Martino also had a playful side. In September, after learning that high school pal Scott Tarlo had to pay $130,000 in estate taxes after the death of a parent, Martino told him the sum would pay for one of the Hellfire missiles carried by his helicopter. A few weeks later, Tarlo received a photo of Martino next to a missile painted with Tarlo's name and the message, "USMC thanks you."
Born in 1973 on the Marshall Islands, where his parents worked as military contractors, Martino was the youngest of three children. When he was 8, the family moved to Irvine.
At Woodbridge High School he joined the football team and was nicknamed "Flea" for his small size and tenacious play.
After college, he signed up as a Marine and eventually was assigned to a light-attack helicopter squadron based at Camp Pendleton.
In 2004, during his first tour of duty in Iraq, he called in airstrikes on enemy positions in Fallujah, earning a Navy Commendation Medal and a nomination for a Bronze Star.
But Martino wasn't hardened by combat, his mother said.
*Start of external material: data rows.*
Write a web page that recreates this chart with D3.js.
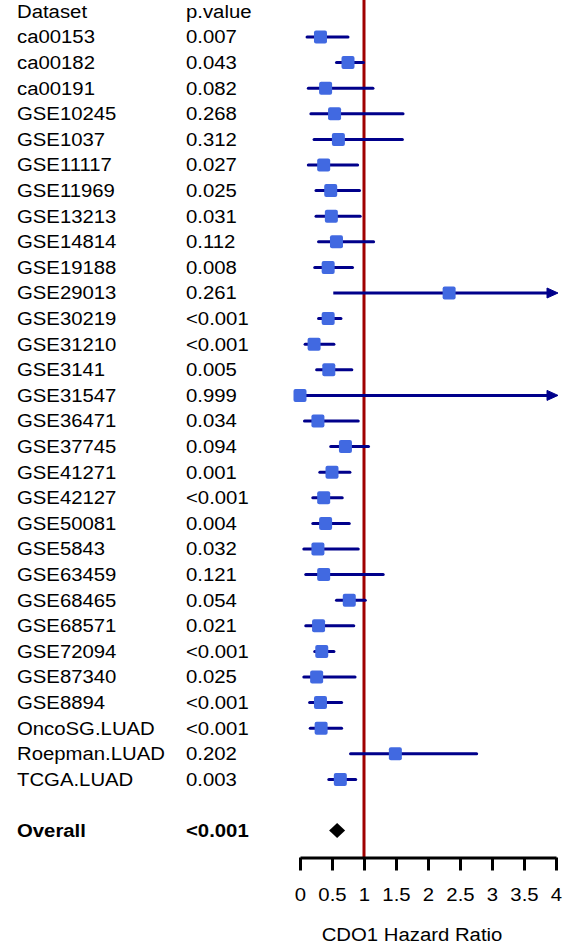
<!DOCTYPE html>
<html>
<head>
<meta charset="utf-8">
<script src="https://cdn.jsdelivr.net/npm/d3@7"></script>
<style>
  html, body { margin: 0; padding: 0; background: #fff; }
  svg { display: block; }
  text { font-family: "Liberation Sans", Arial, sans-serif; fill: #000; }
</style>
</head>
<body>
<svg id="chart" width="573" height="947"></svg>
<script>
// ---- Data ----
const datasets = ["ca00153","ca00182","ca00191","GSE10245","GSE1037","GSE11117","GSE11969","GSE13213","GSE14814","GSE19188","GSE29013","GSE30219","GSE31210","GSE3141","GSE31547","GSE36471","GSE37745","GSE41271","GSE42127","GSE50081","GSE5843","GSE63459","GSE68465","GSE68571","GSE72094","GSE87340","GSE8894","OncoSG.LUAD","Roepman.LUAD","TCGA.LUAD"];
const pvalues  = ["0.007","0.043","0.082","0.268","0.312","0.027","0.025","0.031","0.112","0.008","0.261","<0.001","<0.001","0.005","0.999","0.034","0.094","0.001","<0.001","0.004","0.032","0.121","0.054","0.021","<0.001","0.025","<0.001","<0.001","0.202","0.003"];
const hr       = [0.32,0.75,0.40,0.54,0.60,0.37,0.48,0.49,0.57,0.44,2.33,0.44,0.22,0.45,0.00,0.28,0.71,0.50,0.37,0.40,0.28,0.37,0.77,0.29,0.34,0.26,0.32,0.33,1.49,0.63];
const lower    = [0.11,0.57,0.13,0.17,0.22,0.13,0.25,0.25,0.29,0.23,0.52,0.29,0.08,0.26,0.00,0.07,0.48,0.31,0.20,0.20,0.06,0.09,0.57,0.09,0.23,0.06,0.15,0.16,0.79,0.45];
const upper    = [0.75,0.99,1.14,1.61,1.60,0.90,0.93,0.94,1.15,0.82,10.4,0.64,0.53,0.81,50.0,0.91,1.07,0.78,0.66,0.77,0.91,1.30,1.02,0.84,0.53,0.86,0.65,0.65,2.76,0.87];
const overallLabel = "Overall";
const overallP = "<0.001";
const overallHR = 0.58;
const headerLabels = ["Dataset", "p.value"];
const xTicks = [0, 0.5, 1, 1.5, 2, 2.5, 3, 3.5, 4];
const xDomain = [0, 4];
const axisTitle = "CDO1 Hazard Ratio";

// ---- Layout ----
const svg = d3.select("#chart");
const x = d3.scaleLinear().domain(xDomain).range([300, 556]);
const rowY = i => 11.4 + 25.6 * i;        // i = 0 header, 1..30 datasets, 32 overall
const col1 = 17, col2 = 186;
const fs = 18, sx = 1.13;
const axisY = 857.5;

function label(xp, yc, str, bold, anchor) {
  svg.append("text")
    .attr("transform", `translate(${xp},${yc + 6.4}) scale(${sx},1)`)
    .attr("font-size", fs)
    .attr("font-weight", bold ? "bold" : "normal")
    .attr("text-anchor", anchor || "start")
    .text(str);
}

// header
label(col1, rowY(0), headerLabels[0]);
label(col2, rowY(0), headerLabels[1]);
// rows
datasets.forEach((d, i) => {
  label(col1, rowY(i + 1), d);
  label(col2, rowY(i + 1), pvalues[i]);
});
const overallRow = datasets.length + 2;
label(col1, rowY(overallRow), overallLabel, true);
label(col2, rowY(overallRow), overallP, true);

// reference line at HR = 1
svg.append("line")
  .attr("x1", x(1)).attr("x2", x(1))
  .attr("y1", 0).attr("y2", axisY)
  .attr("stroke", "#a00000").attr("stroke-width", 3);

// CIs
const lineColor = "#00008b";
const xmax = x(xDomain[1]);
datasets.forEach((d, i) => {
  const y = rowY(i + 1);
  const x1 = x(Math.max(lower[i], xDomain[0]));
  const clipped = upper[i] > xDomain[1];
  const x2 = clipped ? xmax - 4 : x(upper[i]);
  svg.append("line")
    .attr("x1", x1).attr("x2", x2).attr("y1", y).attr("y2", y)
    .attr("stroke", lineColor).attr("stroke-width", 3)
    .attr("stroke-linecap", clipped ? "butt" : "round");
  if (clipped) {
    svg.append("path")
      .attr("d", `M${xmax - 9},${y - 5}L${xmax + 2},${y}L${xmax - 9},${y + 5}Z`)
      .attr("fill", lineColor).attr("stroke", lineColor).attr("stroke-width", 1)
      .attr("stroke-linejoin", "round");
  }
});
// boxes
datasets.forEach((d, i) => {
  const y = rowY(i + 1);
  svg.append("rect")
    .attr("x", x(hr[i]) - 6.5).attr("y", y - 6.5)
    .attr("width", 13).attr("height", 13)
    .attr("rx", 2)
    .attr("fill", "#4169e1");
});

// overall diamond
{
  const cx = x(overallHR), cy = rowY(overallRow);
  svg.append("path")
    .attr("d", `M${cx - 8},${cy}L${cx},${cy - 7.5}L${cx + 8},${cy}L${cx},${cy + 7.5}Z`)
    .attr("fill", "#000");
}

// axis
const axis = d3.axisBottom(x)
  .tickValues(xTicks)
  .tickFormat(d => String(d))
  .tickSize(13)
  .tickSizeOuter(0)
  .tickPadding(18);
const ag = svg.append("g").attr("transform", `translate(0,${axisY})`).call(axis);
ag.select(".domain").attr("stroke", "#000").attr("stroke-width", 3);
ag.selectAll(".tick line").attr("stroke", "#000").attr("stroke-width", 3);
ag.selectAll(".tick text")
  .attr("font-size", fs)
  .attr("font-family", "Liberation Sans, Arial, sans-serif")
  .attr("fill", "#000")
  .attr("transform", `scale(${sx},1)`);

// axis title
svg.append("text")
  .attr("transform", `translate(${x(1.75)},940.5) scale(${sx},1)`)
  .attr("font-size", fs)
  .attr("text-anchor", "middle")
  .text(axisTitle);
</script>
</body>
</html>
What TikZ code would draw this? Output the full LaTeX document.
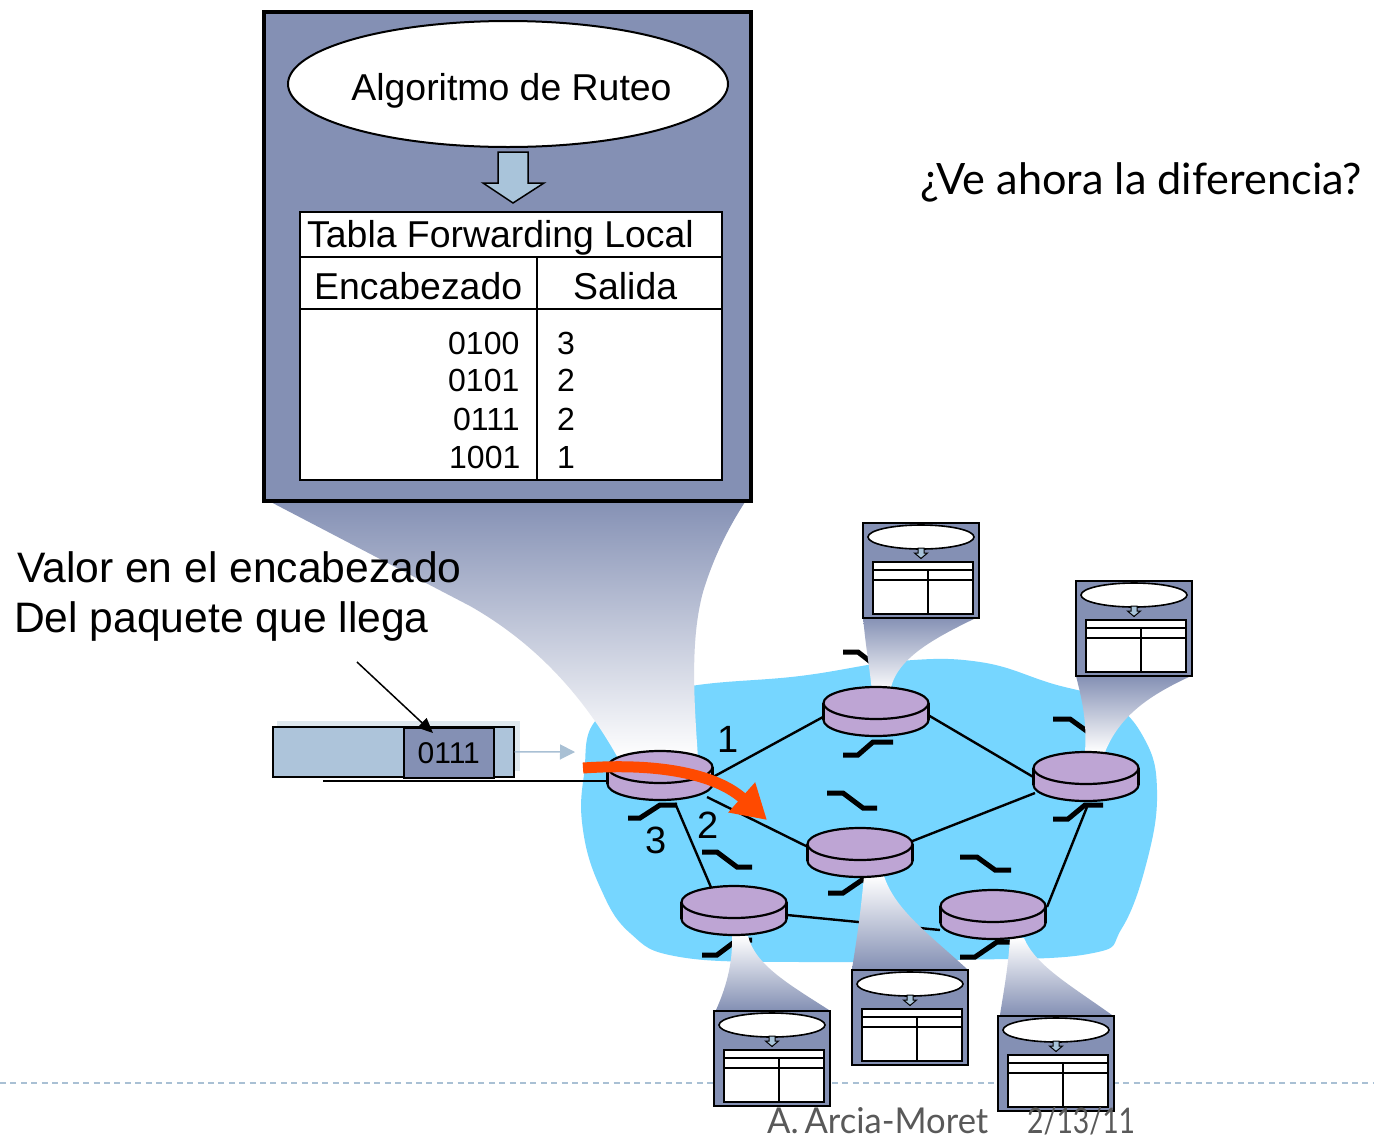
\documentclass[tikz,border=0pt]{standalone}
\usepackage{fontspec}
\usepackage{graphicx}
\setmainfont{Liberation Sans}
\newfontfamily\humanist{Lato}
\usetikzlibrary{arrows.meta,shapes.geometric,calc}

\definecolor{boxfill}{HTML}{8490B4}
\definecolor{routerfill}{HTML}{BEA5D4}
\definecolor{cloudblue}{HTML}{76D6FF}
\definecolor{packetfill}{HTML}{ADC4DA}
\definecolor{blockarrow}{HTML}{A9C4DA}
\definecolor{packetshadow}{HTML}{DFE8EE}
\definecolor{flow}{HTML}{FF4A00}
\definecolor{rulecolor}{HTML}{A9C0D4}
\definecolor{footgray}{HTML}{595959}

% router: name, x, y of the centre of its top face
\newcommand\routerat[3]{%
  \fill[routerfill,draw=black,line width=2.2pt] (#2,#3+17) ellipse [x radius=52.5,y radius=16];
  \fill[routerfill] (#2-52.5,#3) rectangle (#2+52.5,#3+17);
  \draw[line width=2.2pt] (#2-52.5,#3) -- (#2-52.5,#3+17) (#2+52.5,#3) -- (#2+52.5,#3+17);
  \node[routertop] (#1) at (#2,#3) {};}

% miniature routing box: name, x, y of its top-left corner
\newcommand\minitable[3]{%
  \node[draw,line width=2.4pt,fill=boxfill,anchor=north west,minimum width=116pt,minimum height=95pt,inner sep=0pt] (#1) at (#2,#3) {};
  \node[ellipse,draw,fill=white,line width=1.6pt,minimum width=106pt,minimum height=24pt,inner sep=0pt] (#1-algo) at (#2+59,#3+15) {};
  \filldraw[fill=blockarrow,line width=1pt] (#2+56,#3+26) -- (#2+62,#3+26) -- (#2+62,#3+31) -- (#2+65.5,#3+31) -- (#2+59,#3+36.5) -- (#2+52.5,#3+31) -- (#2+56,#3+31) -- cycle;
  \node[draw,fill=white,line width=1.8pt,anchor=north west,minimum width=100pt,minimum height=52pt,inner sep=0pt] (#1-tab) at (#2+10,#3+39) {};
  \draw[line width=1.8pt] (#2+10,#3+48) -- +(100,0) (#2+10,#3+58) -- +(100,0) (#2+66,#3+48) -- (#2+66,#3+91);}

\begin{document}
\begin{tikzpicture}[x=1pt,y=-1pt,
  big/.style={inner sep=0pt,font=\fontsize{37.4}{44}\selectfont},
  digits/.style={inner sep=0pt,font=\fontsize{32}{38}\selectfont},
  port/.style={inner sep=0pt,font=\fontsize{38}{45}\selectfont},
  caption/.style={inner sep=0pt,anchor=base west,font=\fontsize{42.6}{50}\selectfont},
  link/.style={line width=2.4pt},
  squig/.style={line width=5pt,line join=miter,line cap=butt},
  routertop/.style={ellipse,draw,fill=routerfill,line width=2.2pt,minimum width=105pt,minimum height=32pt,inner sep=0pt},
  funnel down/.style={top color=boxfill,bottom color=white},
  funnel up/.style={top color=white,bottom color=boxfill},
]
\useasboundingbox (0,0) rectangle (1374,1136);
\fill[white] (0,0) rectangle (1374,1136);

% slide footer rule
\draw[rulecolor,line width=2pt,dash pattern=on 6pt off 4.4pt] (0,1083) -- (1374,1083);

% network cloud
\fill[cloudblue] plot[smooth cycle,tension=0.7] coordinates {(600,716) (680,688) (800,676) (900,661) (980,662) (1050,683) (1110,702) (1145,740) (1157,790) (1148,857) (1122,928) (1088,954) (950,960) (800,962) (680,957) (630,933) (600,887) (583,830) (584,775)};

% router positions (centre of the top face)
\coordinate (p1) at (660,767);
\coordinate (p2) at (876,703);
\coordinate (p3) at (860,844);
\coordinate (p4) at (734,902);
\coordinate (p5) at (1086,768);
\coordinate (p6) at (993,906);

% links
\draw[link] ($(p1)+(53,10)$) -- ($(p2)+(-53,14)$);
\draw[link] ($(p1)+(47,30)$) -- ($(p3)+(-52,3)$);
\draw[link] ($(p1)+(15,36)$) -- ($(p4)+(-21,-10)$);
\draw[link] ($(p2)+(52,12)$) -- ($(p5)+(-51,10)$);
\draw[link] ($(p3)+(50,-2)$) -- ($(p5)+(-51,25)$);
\draw[link] ($(p4)+(53,13)$) -- ($(p6)+(-53,24)$);
\draw[link] ($(p6)+(54,1)$) -- ($(p5)+(1,39)$);

% incoming wire
\coordinate (wire) at (323,781);
\draw[line width=1.5pt] (wire) -- ($(p1)+(-50,14)$);

% link symbols
\draw[squig] (628,718) -- (643,718) -- (663,732) -- (678,732);
\draw[squig] (843,652) -- (858,652) -- (876,666) -- (890,666);
\draw[squig] (827,793) -- (843,793) -- (863,808) -- (877,808);
\draw[squig] (702,852) -- (717,852) -- (737,867) -- (752,867);
\draw[squig] (960,857) -- (977,857) -- (995,870) -- (1011,870);
\draw[squig] (1053,719) -- (1070,719) -- (1088,732) -- (1100,732);
\draw[squig] (628,818) -- (640,818) -- (660,805) -- (677,805);
\draw[squig] (843,755) -- (858,755) -- (873,742) -- (893,742);
\draw[squig] (828,893) -- (843,893) -- (862,880) -- (880,880);
\draw[squig] (702,955) -- (717,955) -- (737,940) -- (752,940);
\draw[squig] (1053,819) -- (1068,819) -- (1085,805) -- (1103,805);
\draw[squig] (960,957) -- (975,957) -- (997,942) -- (1010,942);

% magnifying funnels
\shade[funnel down] (265,499) -- (470,606) .. controls (530,640) and (580,690) .. (618,758) -- (698,758) .. controls (694,700) and (690,640) .. (703,592) .. controls (715,552) and (733,520) .. (747,499) -- cycle;
\shade[funnel down] (863,617) .. controls (866,650) and (870,670) .. (872,692) -- (890,692) .. controls (895,660) and (930,640) .. (978,617) -- cycle;
\shade[funnel down] (1076,676) .. controls (1082,700) and (1087,720) .. (1085,752) -- (1105,752) .. controls (1120,715) and (1150,695) .. (1191,676) -- cycle;
\shade[funnel up] (732,936) .. controls (733,965) and (725,990) .. (716,1010) -- (829,1010) .. controls (790,985) and (755,965) .. (748,936) -- cycle;
\shade[funnel up] (864,876) .. controls (860,920) and (855,950) .. (852,969) -- (967,969) .. controls (930,935) and (895,910) .. (884,876) -- cycle;
\shade[funnel up] (1010,938) .. controls (1008,970) and (1003,995) .. (1000,1015) -- (1112,1015) .. controls (1070,985) and (1035,965) .. (1024,938) -- cycle;

% routers
\routerat{r1}{660}{767}
\routerat{r2}{876}{703}
\routerat{r3}{860}{844}
\routerat{r4}{734}{902}
\routerat{r5}{1086}{768}
\routerat{r6}{993}{906}

% output port numbers
\node[port,anchor=base west] (port1) at (717,752) {1};
\node[port,anchor=base west] (port2) at (697,838) {2};
\node[port,anchor=base west] (port3) at (645,853) {3};

% forwarding decision
\coordinate (flowstart) at (583,768);
\coordinate (flowend) at (767,820);
\draw[flow,line width=11pt,-{Triangle[length=34pt,width=38pt]}] (flowstart) .. controls (670,762) and (720,778) .. (flowend);

% arriving packet
\fill[packetshadow] (277,721) rectangle (520,771);
\node[draw,line width=1.5pt,fill=packetfill,anchor=north west,minimum width=241pt,minimum height=50pt,inner sep=0pt] (packet) at (272,726) {};
\node[draw,line width=1.5pt,fill=boxfill,anchor=north west,minimum width=90pt,minimum height=50pt,inner sep=0pt,font=\fontsize{30}{36}\selectfont] (hdr) at (403,727) {0111};
\coordinate (inlet) at (575,752);
\draw[rulecolor,line width=1.5pt,-{Triangle[length=15pt,width=15pt]}] (packet.east) -- (inlet);
\coordinate (callout) at (357,662);
\coordinate (hdrtip) at (433,733);
\draw[line width=1.5pt,-{Triangle[length=15pt,width=13pt]}] (callout) -- (hdrtip);

% enlarged router internals
\node[draw,line width=4pt,fill=boxfill,anchor=north west,minimum width=487pt,minimum height=489pt,inner sep=0pt] (mainbox) at (262,10) {};
\node[ellipse,draw,fill=white,line width=2pt,minimum width=440pt,minimum height=126pt,inner sep=0pt] (algo) at (508,84) {};
\node[big,anchor=base] (algotext) at (511.5,100) {Algoritmo de Ruteo};
\filldraw[fill=blockarrow,line width=1.5pt] (498,152) -- (528,152) -- (528,183) -- (544,183) -- (513,203) -- (483,183) -- (498,183) -- cycle;
\node[draw,fill=white,line width=2pt,anchor=north west,minimum width=422pt,minimum height=268pt,inner sep=0pt] (ftable) at (299,211) {};
\draw[line width=2pt] (299,257) -- (721,257) (299,309) -- (721,309) (537,257) -- (537,479);
\node[big,anchor=base west] (tabtitle) at (307,247) {Tabla Forwarding Local};
\node[big,anchor=base west] (colA) at (314,299) {Encabezado};
\node[big,anchor=base west] (colB) at (573,299) {Salida};
\node[digits,anchor=base west] (k1) at (448,354) {0100};
\node[digits,anchor=base west] (k2) at (448,391) {0101};
\node[digits,anchor=base west] (k3) at (453,430) {0111};
\node[digits,anchor=base west] (k4) at (449,468) {1001};
\node[digits,anchor=base west] (v1) at (557,354) {3};
\node[digits,anchor=base west] (v2) at (557,391) {2};
\node[digits,anchor=base west] (v3) at (557,430) {2};
\node[digits,anchor=base west] (v4) at (557,468) {1};

% routing boxes of the other routers
\minitable{t2}{862}{522}
\minitable{t5}{1075}{580}
\minitable{t4}{713}{1010}
\minitable{t3}{851}{969}
\minitable{t6}{997}{1015}

% captions
\node[caption] (valor1) at (17,582) {Valor en el encabezado};
\node[caption] (valor2) at (14,632) {Del paquete que llega};
\node[inner sep=0pt,anchor=base west] (question) at (920,194) {\resizebox{442pt}{!}{\humanist\fontsize{34}{40}\selectfont ¿Ve ahora la diferencia?}};
\node[inner sep=0pt,anchor=base west,text=footgray] (author) at (767,1133) {\resizebox{221pt}{26pt}{\humanist\fontsize{36}{42}\selectfont A.\,Arcia-Moret}};
\node[inner sep=0pt,anchor=base west,text=footgray] (date) at (1027,1133) {\resizebox{108pt}{26pt}{\humanist\fontsize{36}{42}\selectfont 2/13/11}};
\end{tikzpicture}
\end{document}
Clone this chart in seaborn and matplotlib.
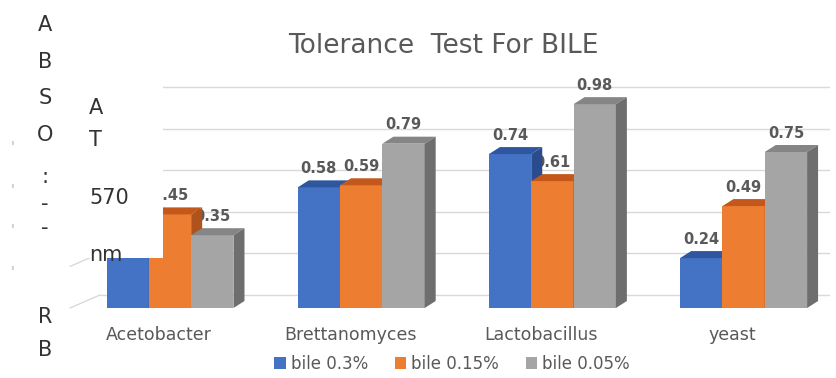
import matplotlib
matplotlib.use("Agg")
import matplotlib.pyplot as plt
import pandas as pd
import seaborn as sns
from matplotlib.patches import Polygon, Rectangle, Patch
from matplotlib.transforms import ScaledTranslation


ORGANISMS = ["Acetobacter", "Brettanomyces", "Lactobacillus", "yeast"]
SERIES = ["bile 0.3%", "bile 0.15%", "bile 0.05%"]
BILE_03 = [0.24, 0.58, 0.74, 0.24]
BILE_015 = [0.45, 0.59, 0.61, 0.49]
BILE_005 = [0.35, 0.79, 0.98, 0.75]
GRID_VALUES = [0.0, 0.2, 0.4, 0.6, 0.8, 1.0]

TITLE = "Tolerance  Test For BILE"
LEFT_LETTERS = ["A", "B", "S", "O", ":", "-", "-", "R", "B"]
UNIT_LINES = ["A", "T", "570", "nm"]

FRONT = ["#4472C4", "#ED7D31", "#A5A5A5"]
TOP = ["#2F579F", "#C4581A", "#858585"]
SIDE = ["#2A4C8E", "#B0521C", "#6E6E6E"]
TEXT = "#595959"

# figure geometry in pixels (837 x 378)
W, H = 837, 378
AX_L, AX_R, AX_B = 100, 830, 308
PX_PER_UNIT_Y = 208
YMAX = 1.1
GROUP_PX = 191.2
FIRST_GROUP_PX = 170
DEPTH_X, DEPTH_Y = 11, 7      # 3d bar depth
WALL_Y = 13                    # back wall lift

df = pd.DataFrame({
    "organism": ORGANISMS * 3,
    "series": [s for s in SERIES for _ in ORGANISMS],
    "value": BILE_03 + BILE_015 + BILE_005,
})

sns.set_style("white")
fig = plt.figure(figsize=(W / 100, H / 100), dpi=100)
ax_h = YMAX * PX_PER_UNIT_Y
ax = fig.add_axes([AX_L / W, (H - AX_B) / H, (AX_R - AX_L) / W, ax_h / H])

sns.barplot(
    data=df, x="organism", y="value", hue="series", order=ORGANISMS,
    hue_order=SERIES, palette=FRONT, saturation=1, width=0.664, gap=0,
    edgecolor="none", linewidth=0, legend=False, ax=ax,
)

x0 = -(FIRST_GROUP_PX - AX_L) / GROUP_PX
x1 = x0 + (AX_R - AX_L) / GROUP_PX
ax.set_xlim(x0, x1)
ax.set_ylim(0, YMAX)
px_x = (x1 - x0) / (AX_R - AX_L)
px_y = YMAX / ax_h

# back wall gridlines + left wall floor lines
for v in GRID_VALUES:
    ax.plot([x0, x1], [v + WALL_Y * px_y] * 2, color="#D9D9D9", lw=1, zorder=0.5)
    ax.plot([x0 - 30 * px_x, x0], [v, v + WALL_Y * px_y], color="#D9D9D9",
            lw=1, zorder=0.5, clip_on=False)

# 3d faces and value labels
for k, (cont, top_c, side_c) in enumerate(zip(ax.containers, TOP, SIDE)):
    for bar in cont:
        x, w, h = bar.get_x(), bar.get_width(), bar.get_height()
        z = 3 + k * 0.1
        bar.set_zorder(z)
        dx, dy = DEPTH_X * px_x, DEPTH_Y * px_y
        ax.add_patch(Polygon([(x, h), (x + w, h), (x + w + dx, h + dy), (x + dx, h + dy)],
                             closed=True, color=top_c, lw=0, zorder=z + 0.01))
        ax.add_patch(Polygon([(x + w, 0), (x + w, h), (x + w + dx, h + dy), (x + w + dx, dy)],
                             closed=True, color=side_c, lw=0, zorder=z + 0.01))
        ax.text(x + w / 2, h + 19 * px_y, f"{h:.2f}", ha="center", va="center",
                fontsize=10.5, fontweight="bold", color=TEXT, zorder=2)

sns.despine(ax=ax, left=True, bottom=True)
ax.set_xlabel("")
ax.set_ylabel("")
ax.set_yticks([])
ax.tick_params(axis="x", length=0, pad=13, labelsize=12.5, labelcolor=TEXT)
shift = ScaledTranslation(-11 / 100, 0, fig.dpi_scale_trans)
for lab in ax.get_xticklabels():
    lab.set_transform(lab.get_transform() + shift)

fig.text(443 / W, 1 - 46 / H, TITLE, ha="center", va="center", fontsize=19, color=TEXT)

handles = [Patch(facecolor=c, edgecolor="none", label=s) for c, s in zip(FRONT, SERIES)]
fig.legend(handles=handles, loc="center", bbox_to_anchor=(452 / W, 1 - 364 / H), ncol=3,
           frameon=False, fontsize=12, labelcolor=TEXT, handlelength=0.7,
           handleheight=0.7, handletextpad=0.3, columnspacing=1.6,
           borderpad=0.2)

# white box over the upper left corner with the axis note
fig.add_artist(Rectangle((0, 1 - 258 / H), 163 / W, 258 / H, transform=fig.transFigure,
                         facecolor="white", edgecolor="none", zorder=10))
for ch, y in zip(LEFT_LETTERS, [25, 62, 98, 135, 177, 204, 228, 317, 350]):
    fig.text(45 / W, 1 - y / H, ch, ha="center", va="center", fontsize=15,
             color="#333333", zorder=11)
for line, y in zip(UNIT_LINES, [108, 140, 198, 255]):
    fig.text(89 / W, 1 - y / H, line, ha="left", va="center", fontsize=15,
             color="#333333", zorder=11)
for y in [147, 190, 230, 272]:
    fig.text(13 / W, 1 - y / H, "'", ha="center", va="center", fontsize=10,
             color="#b0b0b0", zorder=11)

fig.savefig("out.png", dpi=100)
He risked his own safety to rescue civilians and consulted a chaplain about "the anguish he felt for killing people," she said. The chaplain told him he was a peacekeeper, as described in the Bible.
Martino's second tour of duty began a few weeks ago, this time as a helicopter pilot. Before he shipped out, his parents visited him at Camp Pendleton and had "a sinking feeling it would be the last time we saw him," his mother said.
Martino will be buried Tuesday at Arlington National Cemetery in Virginia. In addition to his parents and sister, he is survived by a brother, Robert; and two nieces.
Earlier this week, Gov. Arnold Schwarzenegger ordered state Capitol flags flown at half-staff in honor of Martino and his co-pilot, Maj. Gerald M. Bloomfield II.